Flink Agents leverage Flink’s checkpointing to provide exactly-once output consistency. Exactly-once output consistency does not mean each event is processed only once; it means that every event will affect the state and output result exactly once. This is sufficient for typical data-processing use cases where the processing of data does not cause any external side effects.

However, actions in Flink Agents can trigger external side effects (for example, sending an email or invoking an external API). These side effects should not be executed more than once. To address this, Flink Agents support exactly-once action consistency by leveraging an external action state store.

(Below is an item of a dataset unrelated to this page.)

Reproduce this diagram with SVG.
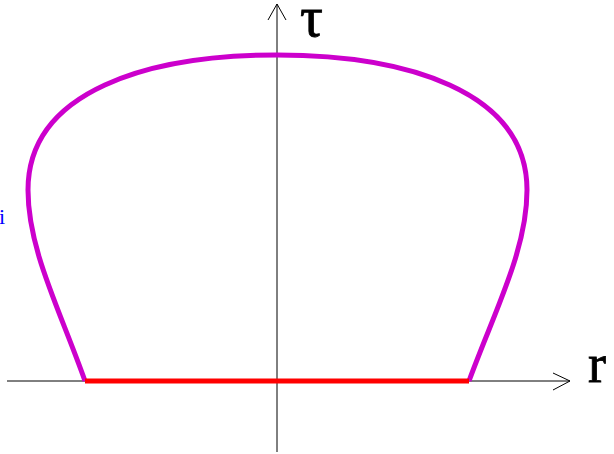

Exactly-Once Output Consistency #

When a job runs on a Flink cluster, Flink periodically takes checkpoints. See Flink Checkpointing for details.
After recovery from a checkpoint, Flink Agents reprocess events that arrived after that checkpoint. As a result, any actions triggered by those events may be executed again.

Exactly-Once Action Consistency #

To ensure exactly-once action consistency, you must configure an external action state store. Flink Agents record action state in this store on a per-action basis. After recovering from a checkpoint, Flink Agents consult the external store and will not re-execute actions that were already completed. This guarantees each action is executed exactly once after recovering from a checkpoint.

The same persisted action state is also used by fine-grained durable execution.

Note: Currently, Kafka is supported as the external action state store.

See Action State Store Configuration for configuration options.

Note: Exactly-once action consistency is guaranteed only if, after recovering from the same checkpoint, inputs for each key arrive in the same order as before recovery. If this ordering requirement is not met, the system falls back to exactly-once output consistency.